* Task objective *
Starting with the first line of the listing, quote each line exactly until and including the one with "from matplotlib.transforms import Affine2D", leaving pictures out.

* Material *
>> begin

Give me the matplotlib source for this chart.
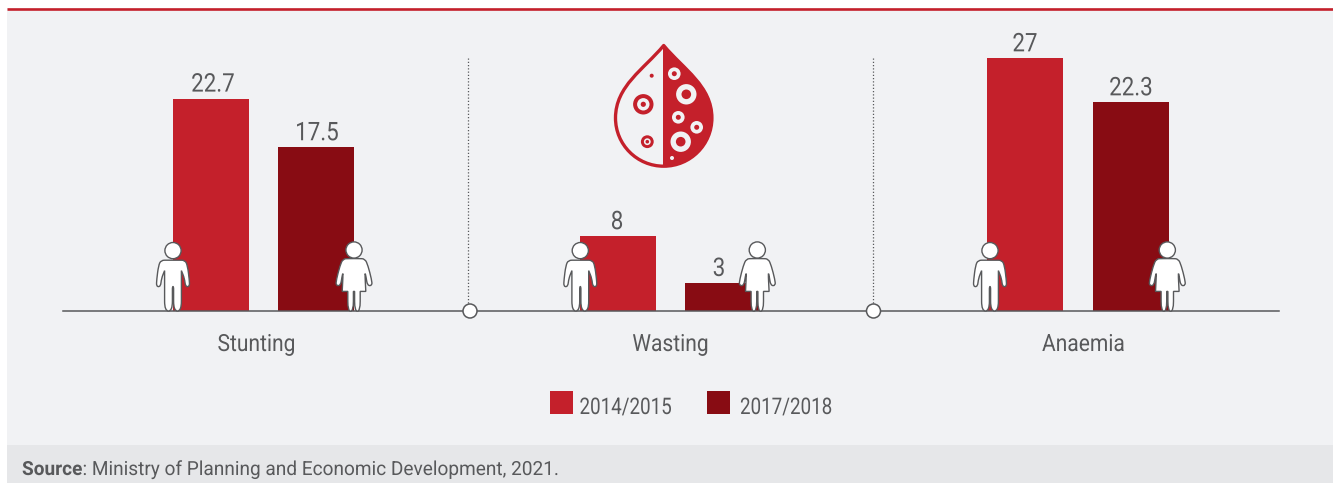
import matplotlib
matplotlib.use("Agg")
import matplotlib.pyplot as plt
from matplotlib.patches import Circle, PathPatch, Rectangle
from matplotlib.path import Path
from matplotlib.patheffects import AbstractPathEffect
from matplotlib.transforms import Affine2D

categories = ["Stunting", "Wasting", "Anaemia"]
years = ["2014/2015", "2017/2018"]
values_2014 = [22.7, 8, 27]
values_2017 = [17.5, 3, 22.3]
value_labels_2014 = ["22.7", "8", "27"]
value_labels_2017 = ["17.5", "3", "22.3"]
source_bold = "Source"
source_rest = ": Ministry of Planning and Economic Development, 2021."

RED = "#C4202B"
DARK = "#880C13"
BG = "#F1F2F4"
FOOT = "#E6E7E9"
TXT = "#58595B"
LINE = "#58595B"

plt.rcParams["font.family"] = ["Roboto", "DejaVu Sans"]

W, H = 1333, 483


class Condense(AbstractPathEffect):
    """Narrow a text horizontally around a fixed pixel x (no condensed font is installed)."""
    def __init__(self, x0, sx):
        super().__init__()
        self.x0, self.sx = x0, sx

    def draw_path(self, renderer, gc, tpath, affine, rgbFace=None):
        t = affine + Affine2D().translate(-self.x0, 0).scale(self.sx, 1).translate(self.x0, 0)
        renderer.draw_path(gc, tpath, t, rgbFace)


fig = plt.figure(figsize=(W / 100, H / 100), dpi=100, facecolor="white")
px = fig.add_axes([0, 0, 1, 1])
px.set_xlim(0, W)
px.set_ylim(H, 0)
px.axis("off")

px.add_patch(Rectangle((6.5, 8), W - 6.5, 437, fc=BG, ec="none", zorder=0))
px.add_patch(Rectangle((6.5, 445), W - 6.5, 38, fc=FOOT, ec="none", zorder=0))
px.plot([6.5, W], [8.6, 8.6], color=RED, lw=1.9, zorder=1, solid_capstyle="butt")

# Data axes: x in pixels, y in chart units
base_px = 311
scale = 9.36
ax = fig.add_axes([0, 0, 1, 1], facecolor="none")
ax.set_xlim(0, W)
ax.set_ylim(-(H - base_px) / scale, base_px / scale)
ax.axis("off")

left_x = [173, 580, 987]
right_x = [278, 685, 1093]
label_shift_left = [2, -1, 0]
label_shift_right = [1, -4, 0]
bar_w = 76
ax.bar(left_x, values_2014, width=bar_w, align="edge", color=RED, zorder=2)
ax.bar(right_x, values_2017, width=bar_w, align="edge", color=DARK, zorder=2)

for xs, vals, labs, shifts in ((left_x, values_2014, value_labels_2014, label_shift_left),
                               (right_x, values_2017, value_labels_2017, label_shift_right)):
    for x, v, s, d in zip(xs, vals, labs, shifts):
        c = x + bar_w / 2 + d
        ax.annotate(s, (c, v), xytext=(0, 5), textcoords="offset points",
                    ha="center", va="baseline", fontsize=18.5, color=TXT, zorder=5,
                    path_effects=[Condense(c, 0.87)])

px.set_zorder(1)
ax.set_zorder(2)
ov = fig.add_axes([0, 0, 1, 1], facecolor="none")
ov.set_xlim(0, W)
ov.set_ylim(H, 0)
ov.axis("off")
ov.set_zorder(3)

ov.plot([63, 1279], [311, 311], color=LINE, lw=1.1, zorder=3)
for x in (467.8, 873):
    ov.plot([x, x], [58, 304], color=LINE, lw=0.9, ls=(0, (1, 1.6)), zorder=3)
for x in (470, 873.5):
    ov.add_patch(Circle((x, 311), 7, fc="white", ec=LINE, lw=1.1, zorder=4))

for c, x in zip(categories, (256.5, 670.5, 1083.5)):
    ov.text(x, 351, c, ha="center", va="baseline", fontsize=17, color=TXT,
            path_effects=[Condense(x, 0.89)])


def rounded(points):
    """Closed path: control polygon rounded with quadratic curves."""
    n = len(points)
    mid = lambda a, b: ((a[0] + b[0]) / 2, (a[1] + b[1]) / 2)
    verts = [mid(points[-1], points[0])]
    codes = [Path.MOVETO]
    for i in range(n):
        verts += [points[i], mid(points[i], points[(i + 1) % n])]
        codes += [Path.CURVE3, Path.CURVE3]
    return Path(verts, codes)


def figure_path(cx, top, half):
    pts = [(cx + dx, top + dy) for dx, dy in half]
    pts += [(cx - dx, top + dy) for dx, dy in reversed(half)]
    return rounded(pts)


boy_half = [(5, 18.6), (12, 18.6), (14.5, 24), (16.3, 38), (16.6, 45), (12.4, 45),
            (11.6, 37), (8.4, 29), (8.4, 29), (8.4, 50), (8.4, 69.4), (0.6, 69.4),
            (0.6, 50), (0.6, 45)]
girl_half = [(5, 17), (11, 17.2), (14, 24), (17.6, 38), (18.2, 44), (13.4, 44),
             (12, 35), (10.8, 30), (11.8, 49.8), (11.8, 49.8), (6.2, 49.8), (6.2, 49.8),
             (6.2, 69.6), (0.6, 69.6), (0.6, 49.8), (0.6, 49.8)]


def person(cx, top, half, head_y):
    ov.add_patch(PathPatch(figure_path(cx, top, half), fc="white", ec=LINE, lw=1.0, zorder=6))
    ov.add_patch(Circle((cx, head_y), 8.1, fc="white", ec=LINE, lw=1.0, zorder=6))


for cx in (173, 580.3, 990):
    person(cx, 241.6, boy_half, 250.6)
for cx in (354, 757.3, 1167.3):
    person(cx, 241.6, girl_half, 250)

# Blood drop icon
cx, tipy, cy, r = 663.7, 45.5, 118, 48.2
k = 0.5523 * r
drop_v = [
    (cx, tipy),
    (cx - 20, tipy + 24), (cx - r, cy - 32), (cx - r, cy),
    (cx - r, cy + k), (cx - k, cy + r), (cx, cy + r),
    (cx + k, cy + r), (cx + r, cy + k), (cx + r, cy),
    (cx + r, cy - 32), (cx + 20, tipy + 24), (cx, tipy),
    (cx, tipy),
]
drop_c = [Path.MOVETO] + [Path.CURVE4] * 12 + [Path.CLOSEPOLY]
ov.add_patch(PathPatch(Path(drop_v, drop_c), fc=BG, ec=RED, lw=2.4, joinstyle="round", zorder=3))
right_v = [
    (cx, tipy), (cx, cy + r),
    (cx + k, cy + r), (cx + r, cy + k), (cx + r, cy),
    (cx + r, cy - 32), (cx + 20, tipy + 24), (cx, tipy),
    (cx, tipy),
]
right_c = [Path.MOVETO, Path.LINETO] + [Path.CURVE4] * 6 + [Path.CLOSEPOLY]
ov.add_patch(PathPatch(Path(right_v, right_c), fc=RED, ec=RED, lw=1.0, zorder=3))

for x, y0, a, b, c in [(643.3, 104.3, 10.2, 6.2, 2.6), (647.3, 141.7, 6.4, 3.4, 1.8)]:
    ov.add_patch(Circle((x, y0), a, fc=RED, ec="none", zorder=4))
    ov.add_patch(Circle((x, y0), b, fc=BG, ec="none", zorder=4))
    ov.add_patch(Circle((x, y0), c, fc=RED, ec="none", zorder=4))
ov.add_patch(Circle((651.7, 75.7), 2, fc=RED, ec="none", zorder=4))

for x, y0, a, b in [(674.3, 73.7, 6.3, 2.5), (686.3, 94.3, 10.2, 4.8),
                    (678.3, 117.3, 6.3, 2.5), (696.7, 127.3, 6.3, 2.5),
                    (680.7, 141.7, 10.2, 4.8)]:
    ov.add_patch(Circle((x, y0), a, fc=BG, ec="none", zorder=4))
    ov.add_patch(Circle((x, y0), b, fc=RED, ec="none", zorder=4))
ov.add_patch(Circle((672, 158), 2, fc=BG, ec="none", zorder=4))

# Legend
for x0, col, lab, tx in zip((550, 707), (RED, DARK), years, (579.5, 740)):
    ov.add_patch(Rectangle((x0, 391), 23, 23, fc=col, ec="none", zorder=3))
    ov.text(tx, 414, lab, ha="left", va="baseline", fontsize=16.5, color=TXT,
            path_effects=[Condense(tx, 0.82)])

# Source
sx = 0.98
t = ov.text(22, 475, source_bold, ha="left", va="baseline", fontsize=14, color=TXT,
            fontweight="bold", path_effects=[Condense(22, sx)])
fig.canvas.draw()
x1 = t.get_window_extent().x1
ov.text(x1, 475, source_rest, ha="left", va="baseline", fontsize=14, color=TXT,
        path_effects=[Condense(22, sx)])

fig.savefig("out.png", dpi=100, facecolor="white")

>> end

* Response to the task *
Give me the matplotlib source for this chart.
import matplotlib
matplotlib.use("Agg")
import matplotlib.pyplot as plt
from matplotlib.patches import Circle, PathPatch, Rectangle
from matplotlib.path import Path
from matplotlib.patheffects import AbstractPathEffect
from matplotlib.transforms import Affine2D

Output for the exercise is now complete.